Content Lasts, Not Criticism
It was also wild watching their present day world knowing that 50 years later their work would still be celebrated. In the studio they read gossip columns about their supposed fights and how their work was slipping. There was a kid on the sidewalk being interviewed saying he doesn’t like the Beatles anymore because they’ve changed so much since they first started. All of it seems so trite knowing what we know now.
To their credit they never allowed the House of Beatles to become a prison. From album to album they built new houses, different from what they had done before. They were building for themselves, evolving from teeny boppers to complex song writers that would stand the test of time. In a world now where criticism is instant and everywhere, the opportunity to see how weak and transitory all of that really is should spur us to reconsider what types of imagined criticism might be holding us back in our present day.
Finish the Damn Thing
Finally there was their goal of 14 songs in two weeks. Ringo Starr had to start filming a movie soon after and so whatever they came up with at the end of that two weeks was going to be the album with their name on it. Fans may argue about where Let It Be ranks against other albums, but they managed to produce a solid piece of work in a super constrained period of time.
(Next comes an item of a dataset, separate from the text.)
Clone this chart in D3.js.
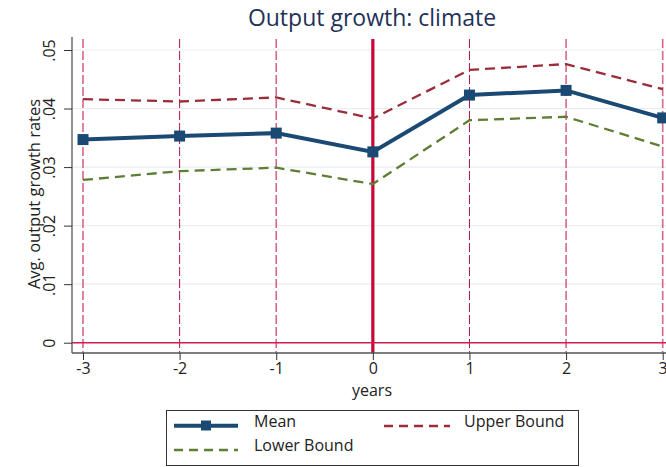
<!DOCTYPE html>
<html><head><meta charset="utf-8">
<script src="https://cdn.jsdelivr.net/npm/d3@7"></script>
<style>
html,body{margin:0;padding:0;background:#fff;}
text{font-family:"Open Sans","Noto Sans",sans-serif;}
</style></head>
<body>
<svg id="chart" width="666" height="467"></svg>
<script>
const years = [-3, -2, -1, 0, 1, 2, 3];
const meanVals  = [0.0347, 0.0353, 0.0358, 0.0326, 0.0423, 0.0431, 0.0384];
const upperVals = [0.0416, 0.0412, 0.0419, 0.0383, 0.0466, 0.0476, 0.0433];
const lowerVals = [0.0278, 0.0293, 0.0299, 0.0271, 0.0380, 0.0386, 0.0335];
const yTicks = [0, 0.01, 0.02, 0.03, 0.04, 0.05];
const yTickLabels = ["0", ".01", ".02", ".03", ".04", ".05"];
const xTicks = [-3, -2, -1, 0, 1, 2, 3];
const darkRefYears = [-2, 1];
const lightRefYears = [-3, -1, 2, 3];
const legendLabels = ["Mean", "Lower Bound", "Upper Bound"];

const FONT = '"Open Sans","Noto Sans",sans-serif';
const svg = d3.select("#chart");
const x = d3.scaleLinear().domain([-3, 3]).range([83, 662.7]);
const y = d3.scaleLinear().domain([0, 0.05]).range([342.7, 50]);
const plotTop = 39, plotBottom = 353, plotLeft = 72, plotRight = 666;

// gridlines
svg.append("g").selectAll("line").data(yTicks).join("line")
  .attr("x1", plotLeft).attr("x2", plotRight)
  .attr("y1", d => y(d)).attr("y2", d => y(d))
  .attr("stroke", "#e8eef2").attr("stroke-width", 1.2);

// vertical reference lines
svg.append("g").selectAll("line").data(lightRefYears).join("line")
  .attr("x1", d => x(d)).attr("x2", d => x(d))
  .attr("y1", plotTop).attr("y2", plotBottom)
  .attr("stroke", "#d9658a").attr("stroke-width", 1.6)
  .attr("stroke-dasharray", "9,3");
svg.append("g").selectAll("line").data(darkRefYears).join("line")
  .attr("x1", d => x(d)).attr("x2", d => x(d))
  .attr("y1", plotTop).attr("y2", plotBottom)
  .attr("stroke", "#b0123e").attr("stroke-width", 1)
  .attr("stroke-dasharray", "9,3");
svg.append("line")
  .attr("x1", x(0)).attr("x2", x(0))
  .attr("y1", plotTop).attr("y2", plotBottom)
  .attr("stroke", "#c8063a").attr("stroke-width", 3.2);

// zero line
svg.append("line")
  .attr("x1", plotLeft).attr("x2", plotRight)
  .attr("y1", y(0)).attr("y2", y(0))
  .attr("stroke", "#d21e4f").attr("stroke-width", 1.5);

// axes
const xAxis = d3.axisBottom(x).tickValues(xTicks).tickSize(7).tickPadding(3).tickFormat(d3.format("d"));
const gx = svg.append("g").attr("transform", `translate(0,${plotBottom})`).call(xAxis);
gx.select(".domain").attr("d", `M${plotLeft},0H${plotRight}`).attr("stroke", "#555").attr("stroke-width", 1.3);
gx.selectAll(".tick line").attr("stroke", "#333");
gx.selectAll(".tick text").attr("font-size", 16).attr("fill", "#222")
  .style("font-family", FONT).text(d => d < 0 ? "-" + Math.abs(d) : d);

const yAxis = d3.axisLeft(y).tickValues(yTicks).tickSize(8).tickFormat((d, i) => yTickLabels[i]);
const gy = svg.append("g").attr("transform", `translate(${plotLeft},0)`).call(yAxis);
gy.select(".domain").attr("d", `M0,${plotTop - 2}V${plotBottom}`).attr("stroke", "#555").attr("stroke-width", 1.3);
gy.selectAll(".tick line").attr("stroke", "#333");
gy.selectAll(".tick text").attr("font-size", 16).attr("fill", "#222")
  .style("font-family", FONT)
  .attr("x", null).attr("dy", null)
  .attr("text-anchor", "middle")
  .attr("transform", "translate(-17,0) rotate(-90)");

// series
const line = d3.line().x((d, i) => x(years[i])).y(d => y(d));
svg.append("path").datum(upperVals).attr("d", line)
  .attr("fill", "none").attr("stroke", "#9b2d3a").attr("stroke-width", 2.3).attr("stroke-dasharray", "10,6");
svg.append("path").datum(lowerVals).attr("d", line)
  .attr("fill", "none").attr("stroke", "#5e7d35").attr("stroke-width", 2.3).attr("stroke-dasharray", "10,6");
svg.append("path").datum(meanVals).attr("d", line)
  .attr("fill", "none").attr("stroke", "#1a4a74").attr("stroke-width", 4);
svg.append("g").selectAll("rect").data(meanVals).join("rect")
  .attr("x", (d, i) => x(years[i]) - 5.5).attr("y", d => y(d) - 5.5)
  .attr("width", 11).attr("height", 11).attr("fill", "#1a4a74");

// titles
svg.append("text").attr("x", 372).attr("y", 26).attr("text-anchor", "middle")
  .attr("font-size", 23).attr("fill", "#1f3257").text("Output growth: climate");
svg.append("text").attr("x", 372).attr("y", 396).attr("text-anchor", "middle")
  .attr("font-size", 16).attr("fill", "#222").text("years");
svg.append("text").attr("transform", "translate(40,194) rotate(-90)").attr("text-anchor", "middle")
  .attr("font-size", 16.5).attr("fill", "#222").text("Avg. output growth rates");

// legend
const lg = svg.append("g");
lg.append("rect").attr("x", 166.5).attr("y", 410.5).attr("width", 412).attr("height", 55)
  .attr("fill", "#fff").attr("stroke", "#333").attr("stroke-width", 1);
lg.append("line").attr("x1", 174).attr("x2", 238).attr("y1", 425.7).attr("y2", 425.7)
  .attr("stroke", "#1a4a74").attr("stroke-width", 4);
lg.append("rect").attr("x", 201).attr("y", 420.5).attr("width", 10).attr("height", 10).attr("fill", "#1a4a74");
lg.append("line").attr("x1", 174).attr("x2", 238).attr("y1", 450).attr("y2", 450)
  .attr("stroke", "#5e7d35").attr("stroke-width", 2.3).attr("stroke-dasharray", "9,6");
lg.append("line").attr("x1", 384).attr("x2", 450).attr("y1", 426).attr("y2", 426)
  .attr("stroke", "#9b2d3a").attr("stroke-width", 2.3).attr("stroke-dasharray", "9,6");
lg.append("text").attr("x", 254).attr("y", 427).attr("font-size", 16).attr("fill", "#222").text(legendLabels[0]);
lg.append("text").attr("x", 254).attr("y", 451).attr("font-size", 16).attr("fill", "#222").text(legendLabels[1]);
lg.append("text").attr("x", 464).attr("y", 427).attr("font-size", 16).attr("fill", "#222").text(legendLabels[2]);
</script>
</body></html>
There are plenty of stories of the tortured creative who has been creating his or her masterpiece for 20 years. In the end, it’s the finishing of something that gets you the experience. Do something and finish it. The better you get, the better those finished pieces will be. I recently watched, and loved, Tik Tik Boom about the life of Jonathan Larson before writing Rent. He spends 8 years writing Superbia, only to hear its quality is overwhelmed by its overwroughtness. Then he spends 4 years writing Tik Tik Boom, which actually does make it to off-broadway. Then he spends only 2 years writing Rent, for which he receives the Pulitzer Prize. He got better and faster by completing projects.
We can spend our entire lives editing one thing, or we can release it to the world so we can work on our next one. The compounding experiences make us better.